STATED PROBLEM:
Skip the pictures. Reproduce all other material exactly.
-----
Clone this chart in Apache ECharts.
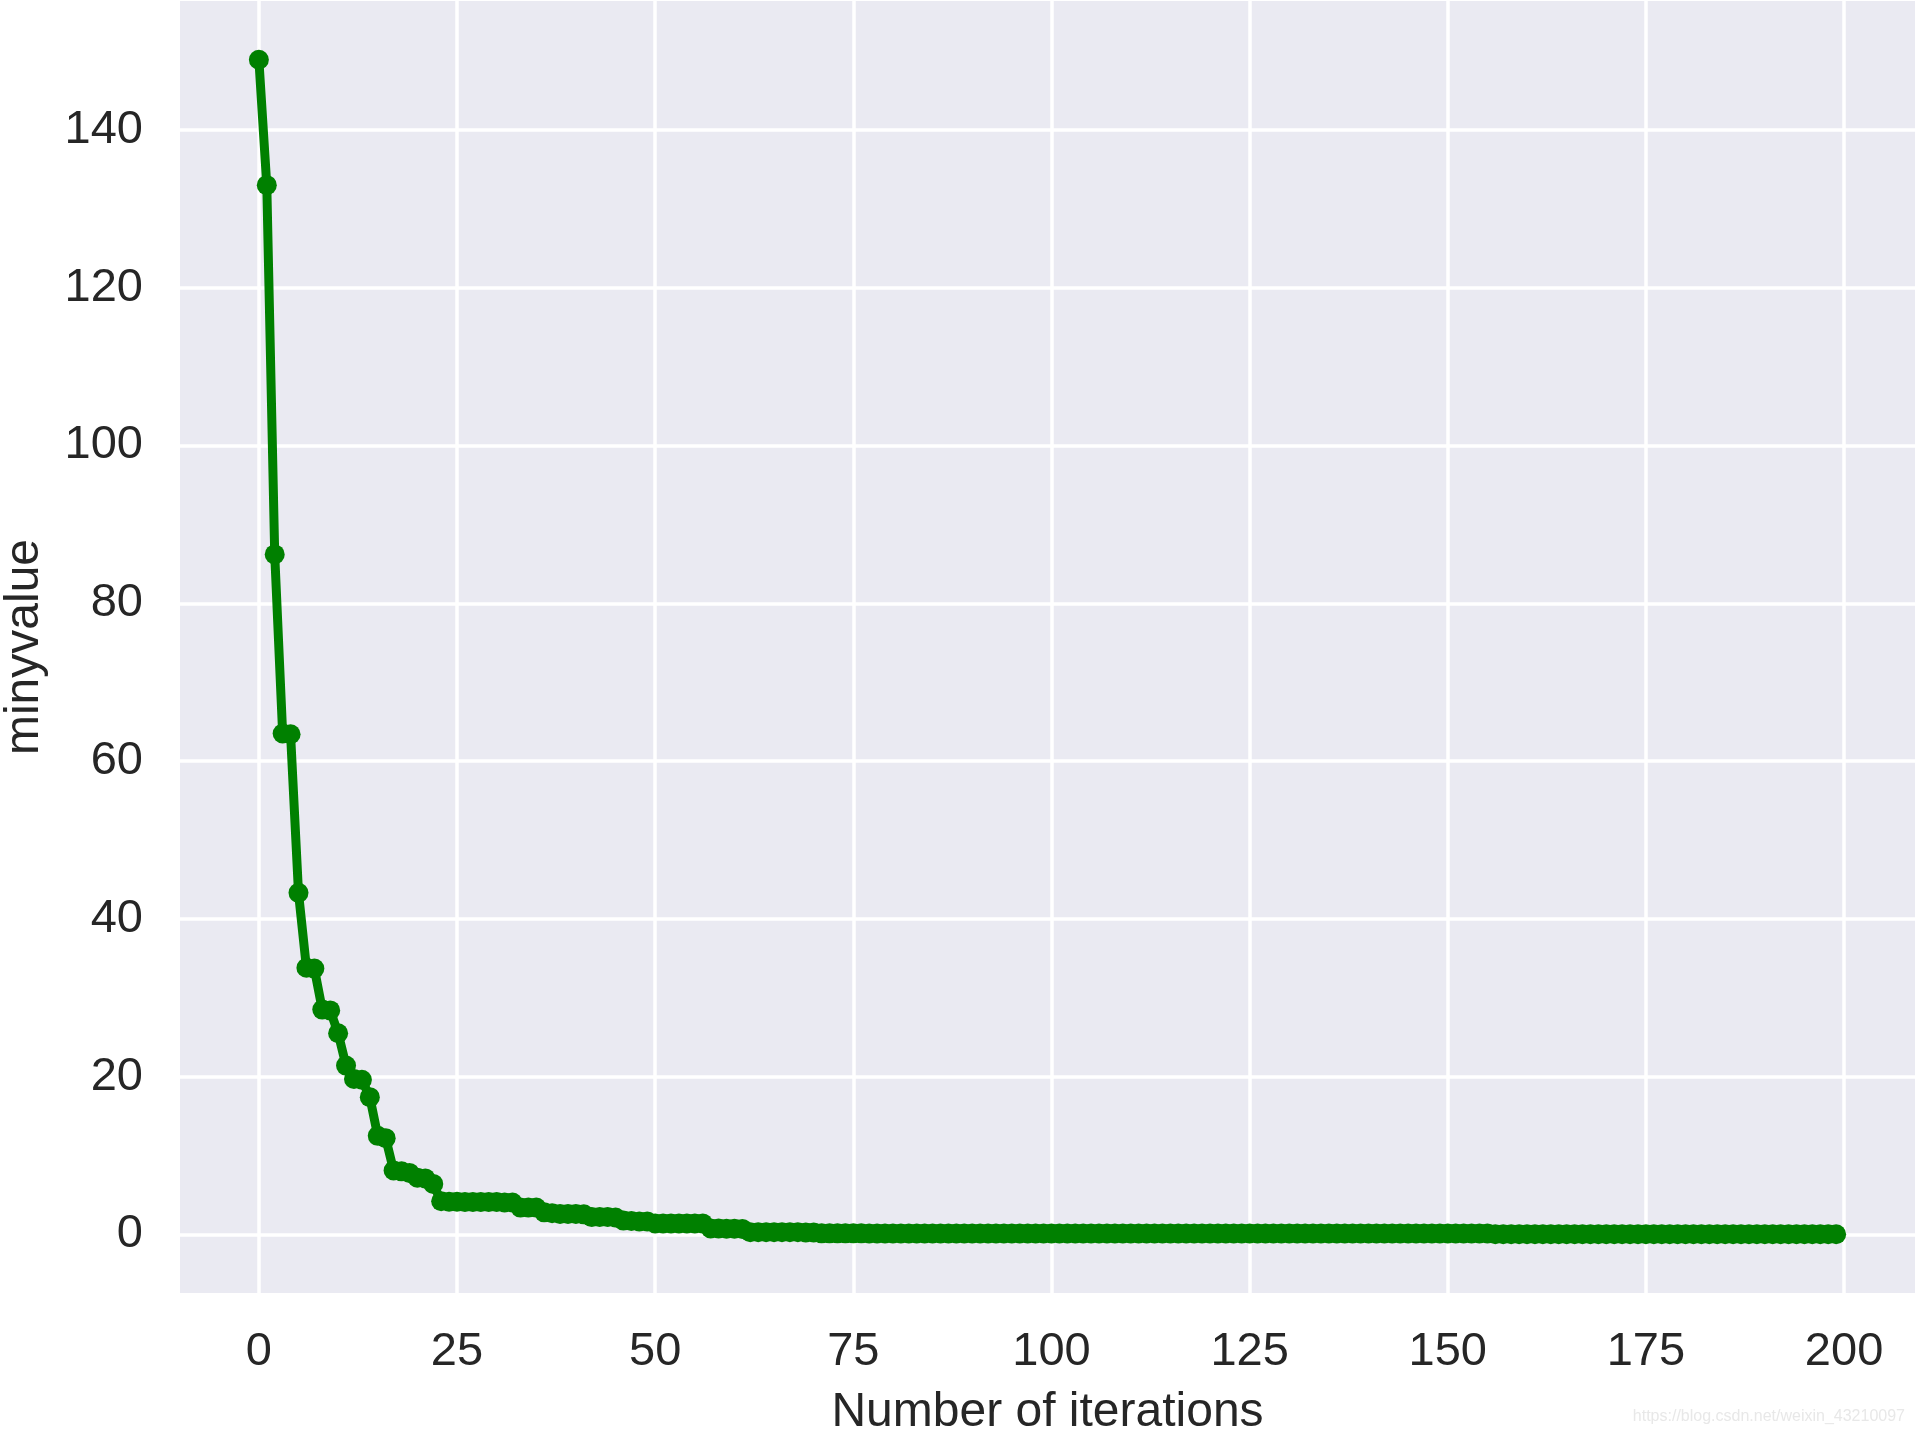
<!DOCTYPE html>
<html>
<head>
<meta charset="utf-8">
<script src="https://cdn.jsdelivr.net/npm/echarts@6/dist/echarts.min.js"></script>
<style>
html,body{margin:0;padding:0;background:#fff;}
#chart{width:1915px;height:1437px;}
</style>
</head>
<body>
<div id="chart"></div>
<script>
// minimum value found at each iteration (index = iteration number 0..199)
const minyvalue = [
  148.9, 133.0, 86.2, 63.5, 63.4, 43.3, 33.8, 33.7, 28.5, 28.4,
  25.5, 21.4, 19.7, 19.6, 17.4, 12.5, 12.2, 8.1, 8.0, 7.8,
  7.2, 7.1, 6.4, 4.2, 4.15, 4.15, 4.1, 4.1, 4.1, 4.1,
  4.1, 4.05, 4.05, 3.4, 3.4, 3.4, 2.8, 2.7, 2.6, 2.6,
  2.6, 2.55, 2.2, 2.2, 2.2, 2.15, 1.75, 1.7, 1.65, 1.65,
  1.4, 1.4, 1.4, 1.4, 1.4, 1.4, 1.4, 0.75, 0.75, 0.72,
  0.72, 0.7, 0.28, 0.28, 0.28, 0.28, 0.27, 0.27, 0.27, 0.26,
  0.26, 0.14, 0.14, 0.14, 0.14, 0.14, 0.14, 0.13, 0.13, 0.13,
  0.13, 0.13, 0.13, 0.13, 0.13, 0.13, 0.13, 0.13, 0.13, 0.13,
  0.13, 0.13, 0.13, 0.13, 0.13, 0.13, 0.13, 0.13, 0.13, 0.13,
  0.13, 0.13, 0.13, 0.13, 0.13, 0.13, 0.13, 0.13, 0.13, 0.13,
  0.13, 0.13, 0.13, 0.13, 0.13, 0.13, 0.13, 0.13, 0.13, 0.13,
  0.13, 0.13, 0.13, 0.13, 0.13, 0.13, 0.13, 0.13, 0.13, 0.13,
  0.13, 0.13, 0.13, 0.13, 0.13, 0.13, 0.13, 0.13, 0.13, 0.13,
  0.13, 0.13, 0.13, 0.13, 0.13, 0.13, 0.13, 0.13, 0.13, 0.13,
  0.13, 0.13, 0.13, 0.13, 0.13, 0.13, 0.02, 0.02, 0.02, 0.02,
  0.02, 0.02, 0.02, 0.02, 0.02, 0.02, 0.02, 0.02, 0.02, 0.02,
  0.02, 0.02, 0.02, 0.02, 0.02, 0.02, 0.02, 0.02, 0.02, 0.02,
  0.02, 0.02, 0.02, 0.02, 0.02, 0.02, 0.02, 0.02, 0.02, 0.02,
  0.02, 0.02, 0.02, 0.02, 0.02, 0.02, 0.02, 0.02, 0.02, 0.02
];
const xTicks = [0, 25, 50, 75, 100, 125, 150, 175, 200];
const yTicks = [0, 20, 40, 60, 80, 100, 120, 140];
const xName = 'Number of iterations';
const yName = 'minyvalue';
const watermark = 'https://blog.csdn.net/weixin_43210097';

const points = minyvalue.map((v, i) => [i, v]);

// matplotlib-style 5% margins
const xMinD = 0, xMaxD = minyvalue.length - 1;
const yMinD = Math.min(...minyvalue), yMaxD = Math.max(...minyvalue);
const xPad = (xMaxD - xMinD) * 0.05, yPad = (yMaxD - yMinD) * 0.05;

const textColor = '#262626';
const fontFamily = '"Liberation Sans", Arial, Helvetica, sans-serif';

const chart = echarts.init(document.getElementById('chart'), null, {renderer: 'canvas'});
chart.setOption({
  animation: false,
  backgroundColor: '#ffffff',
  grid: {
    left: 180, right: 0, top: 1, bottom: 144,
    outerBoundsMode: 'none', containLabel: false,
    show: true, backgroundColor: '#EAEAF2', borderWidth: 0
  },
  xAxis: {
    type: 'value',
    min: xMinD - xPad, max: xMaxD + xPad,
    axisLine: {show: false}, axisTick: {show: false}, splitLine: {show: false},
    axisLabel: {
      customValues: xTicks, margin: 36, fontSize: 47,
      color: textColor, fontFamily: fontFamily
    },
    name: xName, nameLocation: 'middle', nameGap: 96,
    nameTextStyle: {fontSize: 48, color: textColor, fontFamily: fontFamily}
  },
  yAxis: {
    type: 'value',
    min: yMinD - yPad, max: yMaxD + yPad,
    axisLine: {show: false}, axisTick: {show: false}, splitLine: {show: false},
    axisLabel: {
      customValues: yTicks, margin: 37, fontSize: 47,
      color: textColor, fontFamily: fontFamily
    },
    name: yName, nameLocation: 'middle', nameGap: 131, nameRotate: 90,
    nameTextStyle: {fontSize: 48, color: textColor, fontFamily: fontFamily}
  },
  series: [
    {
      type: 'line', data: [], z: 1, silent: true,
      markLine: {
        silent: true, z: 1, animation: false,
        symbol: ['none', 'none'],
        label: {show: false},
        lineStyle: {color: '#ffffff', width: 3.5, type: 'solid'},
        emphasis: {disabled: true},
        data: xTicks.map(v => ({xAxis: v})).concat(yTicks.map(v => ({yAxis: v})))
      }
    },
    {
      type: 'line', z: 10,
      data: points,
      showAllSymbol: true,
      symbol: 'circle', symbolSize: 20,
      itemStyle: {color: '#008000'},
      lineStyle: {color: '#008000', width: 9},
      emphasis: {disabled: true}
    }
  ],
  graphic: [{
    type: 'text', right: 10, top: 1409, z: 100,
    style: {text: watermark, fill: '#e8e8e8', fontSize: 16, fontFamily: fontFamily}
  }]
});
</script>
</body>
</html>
-----
TASK ANSWER:
Clone this chart in Apache ECharts.
<!DOCTYPE html>
<html>
<head>
<meta charset="utf-8">
<script src="https://cdn.jsdelivr.net/npm/echarts@6/dist/echarts.min.js"></script>
<style>
html,body{margin:0;padding:0;background:#fff;}
#chart{width:1915px;height:1437px;}
</style>
</head>
<body>
<div id="chart"></div>
<script>
// minimum value found at each iteration (index = iteration number 0..199)
const minyvalue = [
  148.9, 133.0, 86.2, 63.5, 63.4, 43.3, 33.8, 33.7, 28.5, 28.4,
  25.5, 21.4, 19.7, 19.6, 17.4, 12.5, 12.2, 8.1, 8.0, 7.8,
  7.2, 7.1, 6.4, 4.2, 4.15, 4.15, 4.1, 4.1, 4.1, 4.1,
  4.1, 4.05, 4.05, 3.4, 3.4, 3.4, 2.8, 2.7, 2.6, 2.6,
  2.6, 2.55, 2.2, 2.2, 2.2, 2.15, 1.75, 1.7, 1.65, 1.65,
  1.4, 1.4, 1.4, 1.4, 1.4, 1.4, 1.4, 0.75, 0.75, 0.72,
  0.72, 0.7, 0.28, 0.28, 0.28, 0.28, 0.27, 0.27, 0.27, 0.26,
  0.26, 0.14, 0.14, 0.14, 0.14, 0.14, 0.14, 0.13, 0.13, 0.13,
  0.13, 0.13, 0.13, 0.13, 0.13, 0.13, 0.13, 0.13, 0.13, 0.13,
  0.13, 0.13, 0.13, 0.13, 0.13, 0.13, 0.13, 0.13, 0.13, 0.13,
  0.13, 0.13, 0.13, 0.13, 0.13, 0.13, 0.13, 0.13, 0.13, 0.13,
  0.13, 0.13, 0.13, 0.13, 0.13, 0.13, 0.13, 0.13, 0.13, 0.13,
  0.13, 0.13, 0.13, 0.13, 0.13, 0.13, 0.13, 0.13, 0.13, 0.13,
  0.13, 0.13, 0.13, 0.13, 0.13, 0.13, 0.13, 0.13, 0.13, 0.13,
  0.13, 0.13, 0.13, 0.13, 0.13, 0.13, 0.13, 0.13, 0.13, 0.13,
  0.13, 0.13, 0.13, 0.13, 0.13, 0.13, 0.02, 0.02, 0.02, 0.02,
  0.02, 0.02, 0.02, 0.02, 0.02, 0.02, 0.02, 0.02, 0.02, 0.02,
  0.02, 0.02, 0.02, 0.02, 0.02, 0.02, 0.02, 0.02, 0.02, 0.02,
  0.02, 0.02, 0.02, 0.02, 0.02, 0.02, 0.02, 0.02, 0.02, 0.02,
  0.02, 0.02, 0.02, 0.02, 0.02, 0.02, 0.02, 0.02, 0.02, 0.02
];
const xTicks = [0, 25, 50, 75, 100, 125, 150, 175, 200];
const yTicks = [0, 20, 40, 60, 80, 100, 120, 140];
const xName = 'Number of iterations';
const yName = 'minyvalue';
const watermark = 'https://blog.csdn.net/weixin_43210097';

const points = minyvalue.map((v, i) => [i, v]);

// matplotlib-style 5% margins
const xMinD = 0, xMaxD = minyvalue.length - 1;
const yMinD = Math.min(...minyvalue), yMaxD = Math.max(...minyvalue);
const xPad = (xMaxD - xMinD) * 0.05, yPad = (yMaxD - yMinD) * 0.05;

const textColor = '#262626';
const fontFamily = '"Liberation Sans", Arial, Helvetica, sans-serif';

const chart = echarts.init(document.getElementById('chart'), null, {renderer: 'canvas'});
chart.setOption({
  animation: false,
  backgroundColor: '#ffffff',
  grid: {
    left: 180, right: 0, top: 1, bottom: 144,
    outerBoundsMode: 'none', containLabel: false,
    show: true, backgroundColor: '#EAEAF2', borderWidth: 0
  },
  xAxis: {
    type: 'value',
    min: xMinD - xPad, max: xMaxD + xPad,
    axisLine: {show: false}, axisTick: {show: false}, splitLine: {show: false},
    axisLabel: {
      customValues: xTicks, margin: 36, fontSize: 47,
      color: textColor, fontFamily: fontFamily
    },
    name: xName, nameLocation: 'middle', nameGap: 96,
    nameTextStyle: {fontSize: 48, color: textColor, fontFamily: fontFamily}
  },
  yAxis: {
    type: 'value',
    min: yMinD - yPad, max: yMaxD + yPad,
    axisLine: {show: false}, axisTick: {show: false}, splitLine: {show: false},
    axisLabel: {
      customValues: yTicks, margin: 37, fontSize: 47,
      color: textColor, fontFamily: fontFamily
    },
    name: yName, nameLocation: 'middle', nameGap: 131, nameRotate: 90,
    nameTextStyle: {fontSize: 48, color: textColor, fontFamily: fontFamily}
  },
  series: [
    {
      type: 'line', data: [], z: 1, silent: true,
      markLine: {
        silent: true, z: 1, animation: false,
        symbol: ['none', 'none'],
        label: {show: false},
        lineStyle: {color: '#ffffff', width: 3.5, type: 'solid'},
        emphasis: {disabled: true},
        data: xTicks.map(v => ({xAxis: v})).concat(yTicks.map(v => ({yAxis: v})))
      }
    },
    {
      type: 'line', z: 10,
      data: points,
      showAllSymbol: true,
      symbol: 'circle', symbolSize: 20,
      itemStyle: {color: '#008000'},
      lineStyle: {color: '#008000', width: 9},
      emphasis: {disabled: true}
    }
  ],
  graphic: [{
    type: 'text', right: 10, top: 1409, z: 100,
    style: {text: watermark, fill: '#e8e8e8', fontSize: 16, fontFamily: fontFamily}
  }]
});
</script>
</body>
</html>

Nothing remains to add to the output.